Gibney’s documentary is really just messy and disorganized. It breaks itself up into tiny vignettes, seemingly choreographed to Spitzer’s rise and fall from glory, but taking massive diversions into the background of the different prostitution rackets in New York and financial corruptions of Wall Street, without every giving enough details to merit the detours. In fact, any of the furor raised about what these financier goons were doing was leftover from the far more damning Inside Job. And instead of actually chronicling the former governor’s dalliances when they arose, Gibney keeps hurling prostitution asides willy-nilly. It’s a little like watching C-SPAN if they would subliminally insert Dana Carvey every five minutes dressed like Ross Perot, shouting “WHORES!” Plus, he fills the entire documentary with these bizarre filler shots of sharks and polar bears and faux arty New York City streetscapes, which coupled with the two hour plus run time and distractive narrative, do nothing to help the case.

On the plus side, the assholes finally get their comeuppance. If Spitzer comes off as shady and weasely, then the fat cats come off like dodgy raging peckerwoods. Every politico who stood again Spitzer, complaining what a scumbag he was, is shown as the corrupt and criminal fiends they are. Biggest of all is Roger Stone, a Republican hatchet man who gleefully explains how sick and twisted Spitzer’s sexual proclivities were, when he himself was fired from political campaigns for placing a Swingers ad. And I don’t mean for the Favreau film. Stone is a complete motherfucking psychopath — an elderly lunatic with a Nixon tattoo between his shoulder blades. He orchestrated as much of the takedown as he could, and then took credit for whatever he didn’t.

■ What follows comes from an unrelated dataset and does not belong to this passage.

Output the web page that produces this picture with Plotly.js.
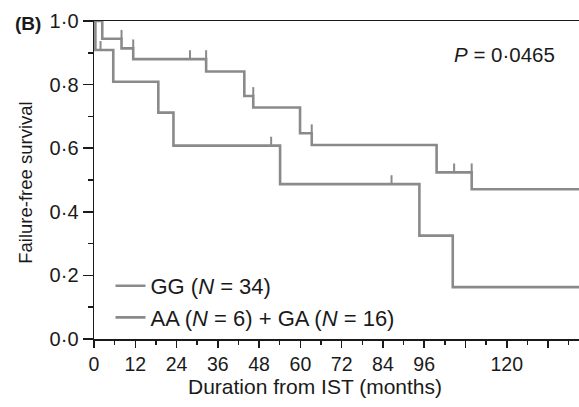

Client 9 would be so much more refreshing of a film if everyone wasn’t a douchebag. In a year of fierce indictments of the U.S. government and the military systems in some fascinating documentaries, this was a colossal disappointment, especially from someone as gifted as Alex Gibney. The overwhelming sentiment was that everyone in power is corrupt or corruptible, but you wish one time someone would own up to the fuck up. I had hoped Spitzer was going to make a bold stand, the kind of bold stand he claimed to make in his political career. Instead, it really felt like nothing more than an attempt on his part to further bolster his ambitions of getting back in the public eye. He should take a page from Clinton, who did just as much as Reagan and the Bushes to fuck up our country and got himself a hummer in White House and still is one of the more charismatic figures alive today. But, like I’ve been saying, better to spray a few million potential babies across some willing lass’s lower back after a BJ than to send thousands of actual babies to die in a desert on a hunt for imaginary WMDs.